As áreas úmidas ajudam a proteger contra eventos severos de secas e cheias. Por exemplo, nos períodos de cheia, elas armazenam a água em excesso no período seco, elas devolvem essa água, aos poucos e de forma natural. A partir deste ciclo, elas ajudam a amortecer impactos, diminuindo a gravidade das secas e cheias.

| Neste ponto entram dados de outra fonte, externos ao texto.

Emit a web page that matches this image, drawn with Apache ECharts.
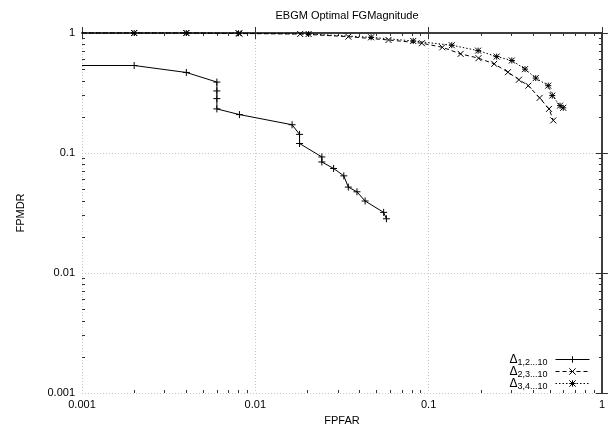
<!DOCTYPE html>
<html><head><meta charset="utf-8">
<script src="https://cdn.jsdelivr.net/npm/echarts@6/dist/echarts.min.js"></script>
<style>html,body{margin:0;padding:0;background:#fff}#c{width:608px;height:431px}</style>
</head><body><div id="c"></div>
<script>
var seriesNames = ['1,2...10', '2,3...10', '3,4...10'];
var s1x = [0.001, 0.002, 0.004, 0.006, 0.006, 0.006, 0.006, 0.0081, 0.0163, 0.018, 0.018, 0.0242, 0.0242, 0.0283, 0.0324, 0.0344, 0.0386, 0.043, 0.055, 0.0571];
var s1y = [0.536, 0.536, 0.469, 0.39, 0.329, 0.284, 0.233, 0.209, 0.172, 0.143, 0.12, 0.0927, 0.0842, 0.0743, 0.0645, 0.052, 0.0475, 0.0398, 0.032, 0.0283];
var s2x = [0.001, 0.002, 0.004, 0.0081, 0.01815, 0.0344, 0.0587, 0.0915, 0.120, 0.153, 0.194, 0.239, 0.287, 0.332, 0.376, 0.437, 0.495, 0.524];
var s2y = [1, 1, 1, 0.99, 0.981, 0.932, 0.875, 0.822, 0.76, 0.67, 0.617, 0.553, 0.472, 0.408, 0.364, 0.288, 0.233, 0.187];
var s3x = [0.001, 0.002, 0.004, 0.008, 0.0203, 0.0466, 0.0815, 0.136, 0.193, 0.247, 0.302, 0.36, 0.415, 0.49, 0.517, 0.573, 0.598];
var s3y = [1, 1, 1, 0.995, 0.981, 0.921, 0.858, 0.791, 0.713, 0.636, 0.59, 0.5, 0.421, 0.364, 0.301, 0.248, 0.238];
var majorTicks = [0.001, 0.01, 0.1, 1];
var minorMult = [2, 3, 4, 5, 6, 7, 8, 9];

var minorLog = [];
[-3, -2, -1].forEach(function (e) { minorMult.forEach(function (m) { minorLog.push(e + Math.log10(m)); }); });

function pairs(xs, ys) {
  return xs.map(function (x, i) {
    var d = { value: [x, ys[i]] };
    if (i === 0) d.symbol = 'none';
    return d;
  });
}
var FONT = 'Liberation Sans';
var AX = '#333';
var PLUS = 'path://M0,5L10,5M5,0L5,10';
var CROSS = 'path://M0,0L10,10M10,0L0,10';
var STAR = 'path://M0,5L10,5M5,0L5,10M0,0L10,10M10,0L0,10';

function decoAxis(pos, vals, len) {
  return {
    type: 'value', position: pos, min: -3, max: 0,
    axisLine: { show: false }, splitLine: { show: false }, axisLabel: { show: false },
    axisTick: { show: true, inside: true, length: len, customValues: vals, lineStyle: { color: AX, width: 1 } }
  };
}
function mainAxis(pos, extra) {
  var a = { type: 'log', logBase: 10, min: 0.001, max: 1, position: pos,
    axisLine: { show: true, lineStyle: { color: AX, width: 1.5 } },
    axisTick: { show: true, inside: true, length: 6, lineStyle: { color: AX, width: 1 } },
    axisLabel: { show: false }, splitLine: { show: false } };
  for (var k in extra) a[k] = extra[k];
  return a;
}
var labelFmt = function (v) { return String(+v.toPrecision(3)); };
var chart = echarts.init(document.getElementById('c'));
chart.setOption({
  animation: false,
  title: { text: 'EBGM Optimal FGMagnitude', left: 342, top: 5, textAlign: 'center',
    textStyle: { fontFamily: FONT, fontSize: 11, fontWeight: 'normal', color: '#000' } },
  grid: { left: 82, right: 5, top: 33, bottom: 36 },
  legend: {
    orient: 'vertical', right: 13, bottom: 35, align: 'right', itemWidth: 34, itemHeight: 8, itemGap: -3,
    data: seriesNames,
    lineStyle: { width: 1 },
    itemStyle: { borderWidth: 1 },
    formatter: function (n) { return '{d|Δ}{s|' + n + '}'; },
    textStyle: { fontFamily: FONT, color: '#000', padding: [0, 3, 0, 0], rich: {
      d: { fontSize: 12, lineHeight: 12, fontFamily: FONT, color: '#000' },
      s: { fontSize: 9, lineHeight: 9, fontFamily: FONT, color: '#000', padding: [6, 0, 0, 0] } } }
  },
  xAxis: [
    mainAxis('bottom', { name: 'FPFAR', nameLocation: 'middle', nameGap: 22,
      nameTextStyle: { fontFamily: FONT, fontSize: 11, color: '#000' },
      axisLabel: { show: true, fontFamily: FONT, fontSize: 11, color: '#000', margin: 6, formatter: labelFmt },
      splitLine: { show: true, lineStyle: { color: '#c8c8c8', type: [1, 2], width: 1 } } }),
    mainAxis('top', {}),
    decoAxis('bottom', minorLog, 3),
    decoAxis('top', minorLog, 3)
  ],
  yAxis: [
    mainAxis('left', { name: 'FPMDR', nameLocation: 'middle', nameGap: 56,
      nameTextStyle: { fontFamily: FONT, fontSize: 11, color: '#000' },
      axisLabel: { show: true, fontFamily: FONT, fontSize: 11, color: '#000', margin: 7, formatter: labelFmt },
      splitLine: { show: true, lineStyle: { color: '#c8c8c8', type: [1, 2], width: 1 } } }),
    mainAxis('right', {}),
    decoAxis('left', minorLog, 3),
    decoAxis('right', minorLog, 3)
  ],
  series: [
    { name: seriesNames[0], type: 'line', data: pairs(s1x, s1y), symbol: PLUS, symbolSize: 7,
      itemStyle: { color: 'rgba(0,0,0,0)', borderColor: '#000', borderWidth: 1 },
      lineStyle: { color: '#000', width: 1, type: 'solid' }, clip: false },
    { name: seriesNames[1], type: 'line', data: pairs(s2x, s2y), symbol: CROSS, symbolSize: 6,
      itemStyle: { color: 'rgba(0,0,0,0)', borderColor: '#000', borderWidth: 1 },
      lineStyle: { color: '#000', width: 1, type: [4, 3] }, clip: false },
    { name: seriesNames[2], type: 'line', data: pairs(s3x, s3y), symbol: STAR, symbolSize: 6,
      itemStyle: { color: 'rgba(0,0,0,0)', borderColor: '#000', borderWidth: 1 },
      lineStyle: { color: '#000', width: 1, type: [1.5, 2] }, clip: false }
  ]
});
</script></body></html>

É complicado ver que por ganância humana, a gente tá perdendo tudo. De forma alguma espero que os acionistas de uma mineradora olhem para um igarapé e imaginem que ali há tanta vida, para além de corações batendo e microorganismos, que talvez eles possam, sei lá, usar o espaço com responsabilidade. Não espero, infelizmente, que ministros do meio ambiente comecem a agir na restauração de tantas árvores tombadas, ou depois de ver onças pegando fogo. A vida em cada folha, o encanto em cada vida e vento não faz sentido pros “grandes” homens. A árvore magrinha que nasce no igarapé só faz sentido pra quem a enxerga como vida e, quem a enxerga como vida, são as “pequenas” pessoas.
Neste 2 de fevereiro, quando lembrarmos da Rainha das Águas e da Padroeira dos Navegantes, oremos por força para agir. A saída é em coletivo, pressionando quem deve ser pressionado e escolhendo (olha a nossa chance chegando!) quem nos represente e pense, assim como o povo de fé, que desde o mar – em sua imensidão – às pedrinhas pequeninas que encontramos no chão, há vida e há mistérios a serem respeitados.
Por fim, saúdo aqui Iemanjá e Nossa Senhora dos Navegantes. Que a abundância não nos falte e a força não nos abandone.